Council member Melissa Noriega had the most expansive explanation. “This is exactly the kind of project that is appropriate where we take local match and leverage that to a much large amount of money that’s given by another entity that benefits Houston, that benefits our jobs, that improves our skyline, that makes a real opportunity. As we talk about the role of government there are places where it’s appropriate for us to intervene. This is that kind of thing.”
The council has largely talked around the nagging “but-for” question. The Observer put the question to James Rodriguez, the councilman whose district encompasses Chevron’s downtown Houston headquarters. “I didn’t have those particular discussions but we trust our economic development team, our staffers to look at the proposals and again they look at them case by case. They provide information to council and then they make their recommendations.”

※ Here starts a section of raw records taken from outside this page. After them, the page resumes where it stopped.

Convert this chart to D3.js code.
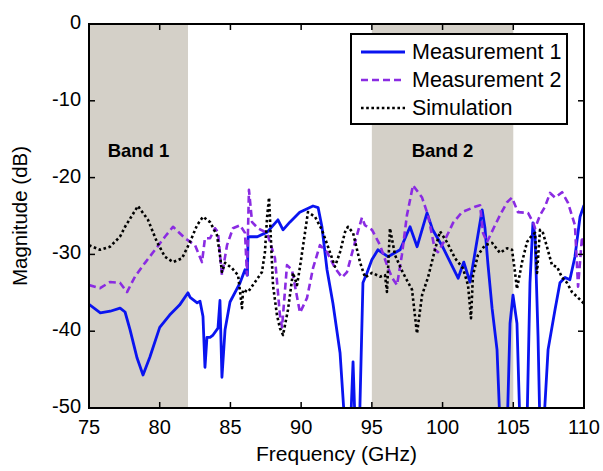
<!DOCTYPE html>
<html>
<head>
<meta charset="utf-8">
<script src="https://cdn.jsdelivr.net/npm/d3@7"></script>
<style>
  body { margin: 0; background: #fff; }
  text { font-family: Arial, "Liberation Sans", sans-serif; fill: #000; }
</style>
</head>
<body>
<div id="chart"><svg></svg></div>
<script>
// x ticks / y ticks
var xTicks = [75, 80, 85, 90, 95, 100, 105, 110];
var yTicks = [0, -10, -20, -30, -40, -50];

// shaded bands (GHz)
var bands = [[75, 82], [95, 105]];
var bandLabels = ['Band 1', 'Band 2'];

var seriesNames = ['Measurement 1', 'Measurement 2', 'Simulation'];

// [GHz, dB]
var measurement1 = [
  [75.0, -36.5], [75.8, -37.6], [76.5, -37.4], [77.2, -37.0], [77.55, -37.5], [77.9, -39.8],
  [78.4, -43.5], [78.82, -45.7], [79.3, -43.4], [80.0, -39.5], [80.7, -37.9], [81.4, -36.6],
  [82.0, -35.0], [82.15, -35.6], [82.65, -36.3], [82.85, -36.1], [83.06, -38.1], [83.2, -44.7],
  [83.34, -40.8], [83.56, -40.8], [83.77, -40.5], [84.12, -39.6], [84.26, -36.0], [84.4, -46.0],
  [84.62, -39.8], [84.97, -36.2], [85.68, -33.7], [86.03, -32.0], [86.2, -32.7], [86.25, -27.7],
  [86.9, -27.7], [87.6, -27.1], [88.36, -25.5], [88.72, -26.8], [89.2, -25.8], [89.9, -24.5],
  [90.84, -23.7], [91.2, -23.9], [91.47, -26.4], [91.83, -32.0], [92.25, -36.4], [92.75, -42.8],
  [93.15, -54], [93.5, -52], [93.67, -44.0], [93.85, -54], [94.1, -54], [94.37, -33.7],
  [94.66, -32.4], [95.0, -30.7], [95.43, -29.4], [96.14, -30.3], [97.0, -29.4], [97.7, -26.4],
  [98.2, -29.0], [98.9, -24.6], [99.3, -26.8], [100.0, -29.0], [101.1, -33.1], [101.5, -31.0],
  [101.94, -33.6], [102.3, -29.7], [102.8, -24.2], [103.0, -26.6], [103.2, -31.1], [103.5, -37.0],
  [103.85, -42.4], [104.1, -54], [104.55, -54], [104.77, -39.0], [104.98, -35.3], [105.26, -39.0],
  [105.5, -54], [105.95, -54], [106.18, -33.7], [106.39, -25.9], [106.54, -27.7], [106.75, -40.7],
  [106.9, -54], [107.1, -54], [107.46, -42.4], [107.95, -37.2], [108.3, -33.7], [108.66, -33.0],
  [109.0, -33.3], [109.36, -30.3], [109.72, -25.1], [110.0, -23.6]
];

var measurement2 = [
  [75.0, -34.0], [75.78, -34.4], [76.48, -33.6], [77.19, -33.7], [77.69, -34.9], [78.25, -32.9],
  [78.96, -31.1], [79.67, -29.4], [80.37, -27.7], [80.94, -26.4], [81.79, -27.9], [82.5, -28.8],
  [82.99, -31.0], [83.2, -27.9], [83.56, -27.9], [83.91, -26.6], [84.12, -27.1], [84.4, -32.7],
  [84.76, -28.8], [85.18, -26.6], [85.68, -26.2], [86.03, -27.2], [86.17, -32.7], [86.31, -21.6],
  [86.53, -25.8], [86.95, -26.6], [87.59, -27.2], [88.15, -30.5], [88.5, -37.9], [88.65, -39.5],
  [89.0, -31.4], [89.35, -32.0], [89.92, -37.6], [90.41, -35.7], [90.84, -31.8], [91.33, -28.8],
  [91.83, -29.7], [92.4, -31.8], [92.89, -33.0], [93.24, -32.3], [93.81, -28.4], [94.3, -25.2],
  [94.51, -26.2], [95.01, -26.8], [95.58, -28.8], [96.07, -31.4], [96.42, -33.0], [96.78, -34.0],
  [97.13, -30.0], [97.48, -24.9], [97.91, -21.0], [98.55, -22.6], [98.97, -24.9], [99.46, -29.4],
  [99.68, -29.7], [100.17, -28.1], [100.74, -25.9], [101.37, -24.5], [102.29, -23.8], [102.65, -23.6],
  [102.86, -27.2], [103.14, -28.4], [103.71, -26.2], [104.06, -24.9], [104.56, -23.2], [104.91, -22.6],
  [105.33, -24.5], [106.04, -24.6], [106.39, -25.8], [106.54, -26.6], [106.89, -24.9], [107.24, -23.8],
  [107.6, -22.0], [107.95, -22.6], [108.45, -21.9], [108.87, -23.3], [109.36, -26.2], [109.58, -34.2],
  [109.86, -27.7], [110.0, -29.0]
];

var simulation = [
  [75.0, -28.8], [75.78, -29.4], [76.48, -29.0], [77.19, -27.7], [77.55, -26.4], [78.46, -23.7],
  [79.17, -25.5], [79.81, -28.4], [80.37, -30.3], [80.94, -31.0], [81.58, -30.5], [82.14, -28.4],
  [82.64, -26.2], [83.06, -25.1], [83.56, -25.8], [84.05, -27.5], [84.26, -30.1], [84.4, -32.3],
  [84.62, -31.1], [85.11, -31.8], [85.54, -32.7], [85.82, -37.0], [85.89, -34.6], [86.24, -34.9],
  [86.74, -33.6], [87.23, -32.3], [87.44, -29.7], [87.59, -25.2], [87.73, -22.6], [87.87, -28.4],
  [88.01, -34.0], [88.29, -37.9], [88.5, -39.6], [88.72, -40.5], [89.07, -37.2], [89.42, -32.4],
  [89.71, -34.0], [89.92, -31.6], [90.27, -27.2], [90.48, -24.5], [90.98, -25.1], [91.47, -26.8],
  [91.9, -29.0], [92.39, -31.6], [92.75, -29.7], [93.1, -27.1], [93.31, -26.4], [93.67, -27.2],
  [94.16, -31.0], [94.52, -33.0], [95.01, -32.4], [95.58, -32.9], [95.93, -32.7], [96.07, -34.9],
  [96.28, -26.6], [96.64, -30.1], [97.2, -32.4], [97.84, -34.6], [98.19, -40.3], [98.55, -35.3],
  [98.97, -33.0], [99.46, -29.4], [99.82, -27.0], [100.31, -28.4], [100.88, -30.5], [101.44, -31.8],
  [101.8, -34.0], [102.01, -38.3], [102.15, -32.7], [102.5, -30.1], [103.0, -28.8], [103.5, -28.5],
  [104.06, -29.8], [104.56, -29.2], [104.91, -29.4], [105.12, -32.3], [105.26, -34.5], [105.62, -31.0],
  [105.97, -28.4], [106.32, -27.5], [106.54, -27.2], [106.68, -32.4], [106.89, -26.8], [107.1, -27.2],
  [107.38, -29.0], [107.74, -31.4], [108.09, -31.6], [108.45, -33.0], [108.8, -33.7], [109.15, -34.9],
  [109.5, -35.5], [110.0, -36.4]
];

/**
 * Constructor
 */
function MagnitudeView(svgid, width, height){
    this.svgId = svgid;
    this.svgWidth = width;
    this.svgHeight = height;
    this.plot = {left: 89, right: 584, top: 24, bottom: 408};
}

MagnitudeView.prototype.init = function(){
    this.svg = d3.select(this.svgId).select('svg')
        .attr('width', this.svgWidth)
        .attr('height', this.svgHeight);

    this.x = d3.scaleLinear().domain([75, 110]).range([this.plot.left, this.plot.right]);
    this.y = d3.scaleLinear().domain([-50, 0]).range([this.plot.bottom, this.plot.top]);

    this.svg.append('clipPath').attr('id', 'plotclip')
        .append('rect')
        .attr('x', this.plot.left).attr('y', this.plot.top)
        .attr('width', this.plot.right - this.plot.left)
        .attr('height', this.plot.bottom - this.plot.top);
};

MagnitudeView.prototype.update = function(){
    var x = this.x, y = this.y, svg = this.svg;

    // grey bands
    svg.append('g').selectAll('rect').data(bands).enter()
        .append('rect')
        .attr('x', function (d) { return x(d[0]); })
        .attr('y', y(0))
        .attr('width', function (d) { return x(d[1]) - x(d[0]); })
        .attr('height', y(-50) - y(0))
        .attr('fill', '#d4d0c8');

    svg.append('g').selectAll('text').data(bandLabels).enter()
        .append('text')
        .attr('x', function (d, i) { return (x(bands[i][0]) + x(bands[i][1])) / 2; })
        .attr('y', y(-17.3))
        .attr('text-anchor', 'middle')
        .style('font-size', '18.5px')
        .style('font-weight', 'bold')
        .text(function (d) { return d; });

    var line = d3.line()
        .x(function (d) { return x(d[0]); })
        .y(function (d) { return y(d[1]); });

    var styles = [
        {data: measurement1, color: '#0a14f0', dash: null, w: 2.8},
        {data: measurement2, color: '#8a2be2', dash: '7,4', w: 2.6},
        {data: simulation, color: '#000', dash: '2.6,2.6', w: 2.6}
    ];

    var lines = svg.append('g').attr('clip-path', 'url(#plotclip)');
    styles.forEach(function (s) {
        lines.append('path')
            .datum(s.data)
            .attr('d', line)
            .attr('fill', 'none')
            .attr('stroke', s.color)
            .attr('stroke-width', s.w)
            .attr('stroke-linejoin', 'round')
            .attr('stroke-dasharray', s.dash);
    });

    // frame + inward ticks on all sides
    var p = this.plot, tl = 6;
    svg.append('rect')
        .attr('x', p.left).attr('y', p.top)
        .attr('width', p.right - p.left).attr('height', p.bottom - p.top)
        .attr('fill', 'none').attr('stroke', '#000').attr('stroke-width', 2);

    var ticks = svg.append('g').attr('stroke', '#000').attr('stroke-width', 1.5);
    xTicks.slice(1, -1).forEach(function (t) {
        ticks.append('line').attr('x1', x(t)).attr('x2', x(t)).attr('y1', p.bottom).attr('y2', p.bottom - tl);
        ticks.append('line').attr('x1', x(t)).attr('x2', x(t)).attr('y1', p.top).attr('y2', p.top + tl);
    });
    yTicks.slice(1, -1).forEach(function (t) {
        ticks.append('line').attr('x1', p.left).attr('x2', p.left + tl).attr('y1', y(t)).attr('y2', y(t));
        ticks.append('line').attr('x1', p.right).attr('x2', p.right - tl).attr('y1', y(t)).attr('y2', y(t));
    });

    svg.append('g').selectAll('text').data(xTicks).enter()
        .append('text')
        .attr('x', function (d) { return x(d); })
        .attr('y', p.bottom + 26)
        .attr('text-anchor', 'middle')
        .style('font-size', '20px')
        .text(function (d) { return d; });

    svg.append('g').selectAll('text').data(yTicks).enter()
        .append('text')
        .attr('x', p.left - 8)
        .attr('y', function (d) { return y(d) + 5; })
        .attr('text-anchor', 'end')
        .style('font-size', '20px')
        .text(function (d) { return d; });

    svg.append('text')
        .attr('x', (p.left + p.right) / 2)
        .attr('y', 461)
        .attr('text-anchor', 'middle')
        .style('font-size', '21px')
        .text('Frequency (GHz)');

    svg.append('text')
        .attr('transform', 'translate(27,' + ((p.top + p.bottom) / 2) + ') rotate(-90)')
        .attr('text-anchor', 'middle')
        .style('font-size', '20.5px')
        .text('Magnitude (dB)');

    // legend
    var lg = svg.append('g');
    lg.append('rect')
        .attr('x', 351).attr('y', 34).attr('width', 216).attr('height', 90)
        .attr('fill', '#fff').attr('stroke', '#000').attr('stroke-width', 2);
    styles.forEach(function (s, i) {
        var ly = 52 + i * 28;
        lg.append('line')
            .attr('x1', 361).attr('x2', 405).attr('y1', ly).attr('y2', ly)
            .attr('stroke', s.color).attr('stroke-width', s.w)
            .attr('stroke-dasharray', s.dash);
        lg.append('text')
            .attr('x', 412).attr('y', ly + 7)
            .style('font-size', '21.5px')
            .text(seriesNames[i]);
    });
};

var view = new MagnitudeView('#chart', 603, 471);
view.init();
view.update();
</script>
</body>
</html>
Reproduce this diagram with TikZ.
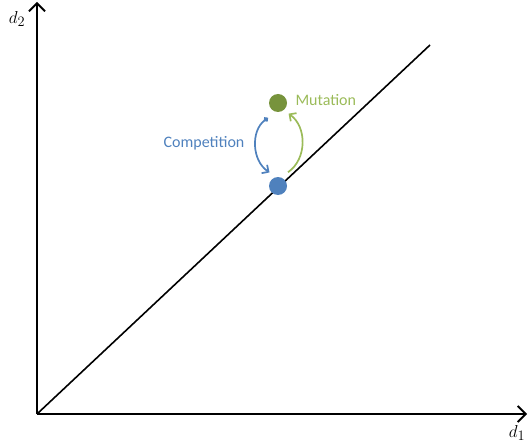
\documentclass[tikz,border=0pt]{standalone}
\usepackage{fontspec}
\usepackage{amsmath,amssymb}
\usepackage{xcolor}
\usetikzlibrary{arrows.meta}
\setsansfont{Carlito}

\definecolor{compblue}{RGB}{79,129,189}
\definecolor{mutgreen}{RGB}{155,187,89}
\definecolor{dotgreen}{RGB}{119,147,60}

\tikzset{
  axis/.style={line width=1.8pt,-{Straight Barb[length=8pt,width=16pt,line width=1.8pt]}},
  dot/.style={circle,inner sep=0pt,minimum size=18pt,outer sep=0pt},
  lbl/.style={font=\sffamily\fontsize{16}{19}\selectfont},
  turn/.style={line width=1.7pt}
}

\begin{document}
\begin{tikzpicture}[x=1pt,y=1pt]
\useasboundingbox (0,0) rectangle (529,445);
% axes
\coordinate (o) at (37,31);
\coordinate (xend) at (527,31);
\coordinate (yend) at (37,443);
\coordinate (diag) at (430,400);
\draw[axis] (o) -- (xend);
\draw[axis] (o) -- (yend);
\node[font=\fontsize{19}{22}\selectfont] (dx) at (517,12) {$d_1$};
\node[font=\fontsize{19}{22}\selectfont] (dy) at (17,426) {$d_2$};
% diagonal
\draw[line width=1.6pt] (o) -- (diag);
% the two points
\node[dot,fill=compblue] (res) at (278,259) {};
\node[dot,fill=dotgreen] (mut) at (278,342) {};
\coordinate (cs) at ([shift={(236:18)}]mut);
\coordinate (ce) at ([shift={(122:16)}]res);
\coordinate (ms) at ([shift={(54:17)}]res);
\coordinate (me) at ([shift={(-45:15)}]mut);
\draw[turn,compblue,{Circle[length=5pt]}-{Straight Barb[length=5pt,width=10pt]}] (cs) to[bend right=55] (ce);
\draw[turn,mutgreen,-{Straight Barb[length=5pt,width=10pt]}] (ms) to[bend right=55] (me);
% labels
\node[lbl,text=compblue] (comp) at (204,302) {Competition};
\node[lbl,text=mutgreen,anchor=west] (mutl) at (292,345) {Mutation};
\end{tikzpicture}
\end{document}
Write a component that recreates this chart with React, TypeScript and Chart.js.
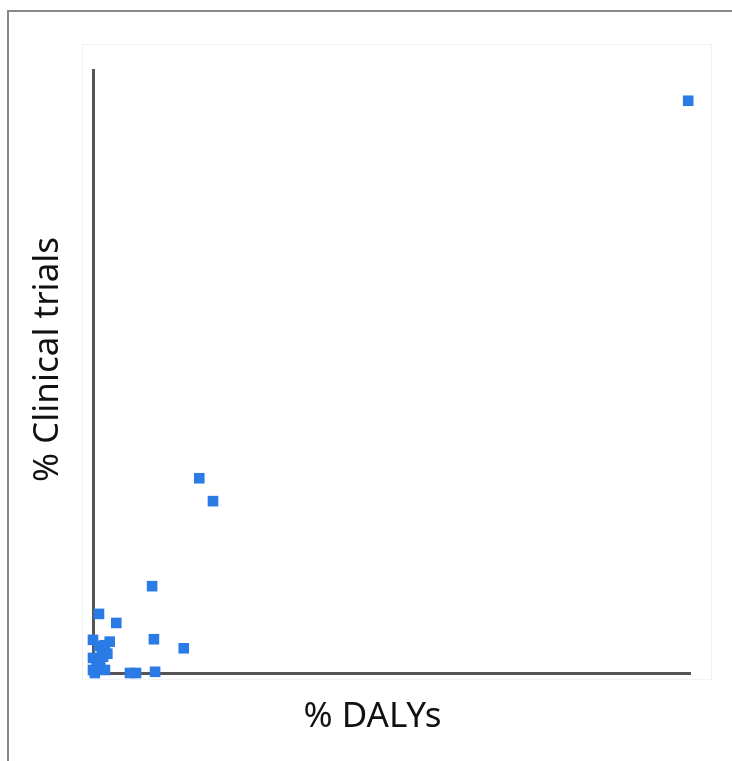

The Houston Chronicle, while criticizing the incentives as “a race to the bottom … without any thorough cost-benefit analysis,” all but conceded that the city would greenlight the subsidies and encouraged the council to squeeze more amenities out of Chevron.
Attorney General Greg Abbott, who is the frontrunner to replace Perry as governor, has already expressed ambivalence about the benefits of the Enterprise Fund and the Emerging Technology Fund. “What I can say is that I don’t want to be involved in government picking between winners and losers,” he told the Associated Press in July.